Still another mom worries that her daughter is overweight but she doesn’t know what to say. And then there’s Mrs. Cleavage, who is worried that her 9-year-old son doesn’t know how to tell when his stomach is full.
So there’s a whole lot of worry out there and confusion abounds. Smartmom wants OSFO to feel good about her looks. At all times. Without end.
Maybe Smartmom should just relax. No one is really sure what causes eating disorders anyway. It tends to strike between the ages of 14 and 18. Some researchers think it’s about control. During puberty, girls (and boys) feel like they don’t have much control over their lives. By controlling their own bodies, they regain some control — even if it is done in an unhealthy way.
Smartmom decided that it was time to tell OSFO the truth.
“I’ve never liked my body very much,” Smartmom told her.
“What don’t you like about it?” OSFO asked.
“Well, my belly is like Bluto. My upper arms are flabby. I guess I wish I had a different body sometimes.”

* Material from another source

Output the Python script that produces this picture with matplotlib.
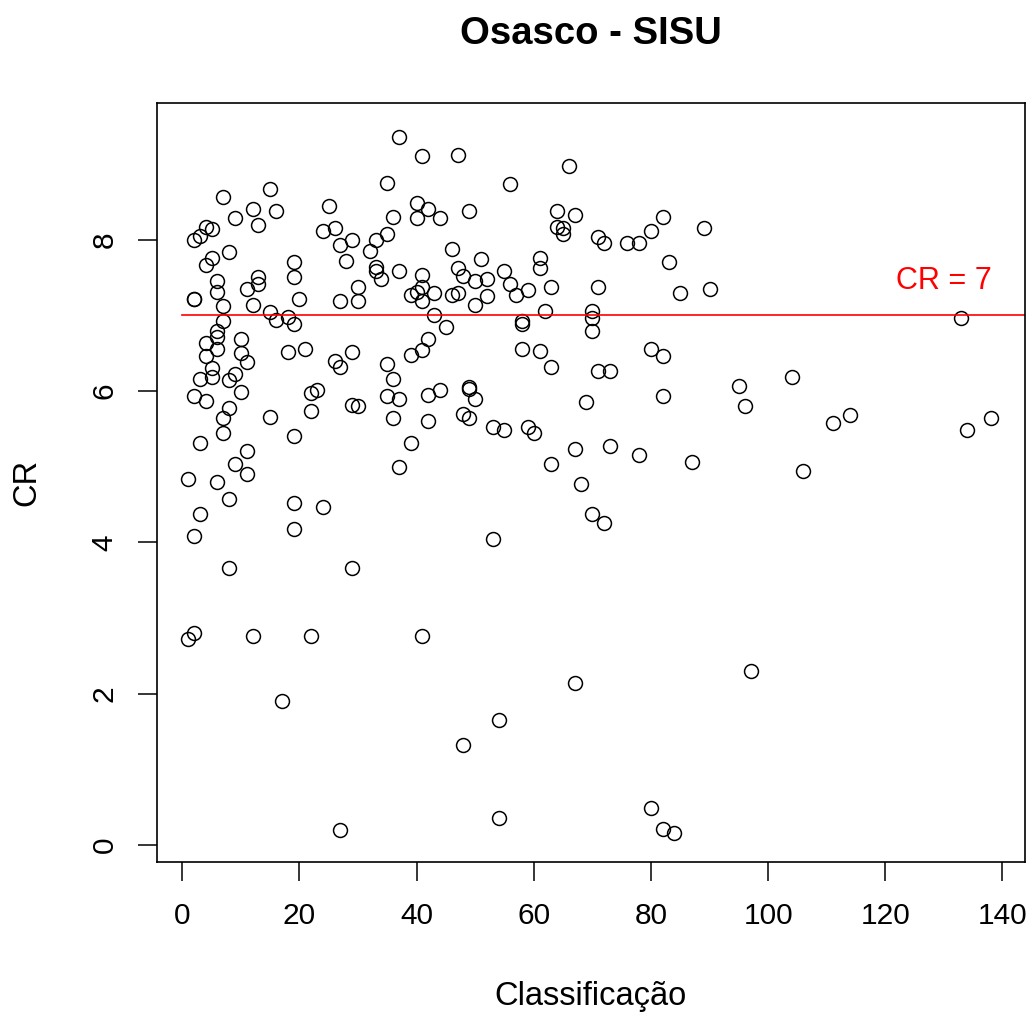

“But then you wouldn’t be you,” OSFO said simply. And it was the sweetest thing Smartmom had ever heard.
OSFO spotted Ducky and Diaper Diva off in the distance and ran over to them. She’d had enough of Smartmom’s true confessions and it was time to play. Smartmom was proud that her girl has a good head on her shoulders.
Smartmom went upstairs for her weigh-in. She didn’t really want to be skeleton-thin like Calista Flockhart or sleekly Amazonian like Uma Thurman. She just wanted to be a healthier and more beautiful version of herself. That’s why she was at the Montauk Club on a Sunday morning staring at an unspeakably high number on the scale.
Yikes.
But Smartmom was OK with it. She bought a Monthly Pass and a Starter Kit, which included a three-month eating journal. Smartmom knew she was making progress.
Anyone want to go out for pizza to celebrate?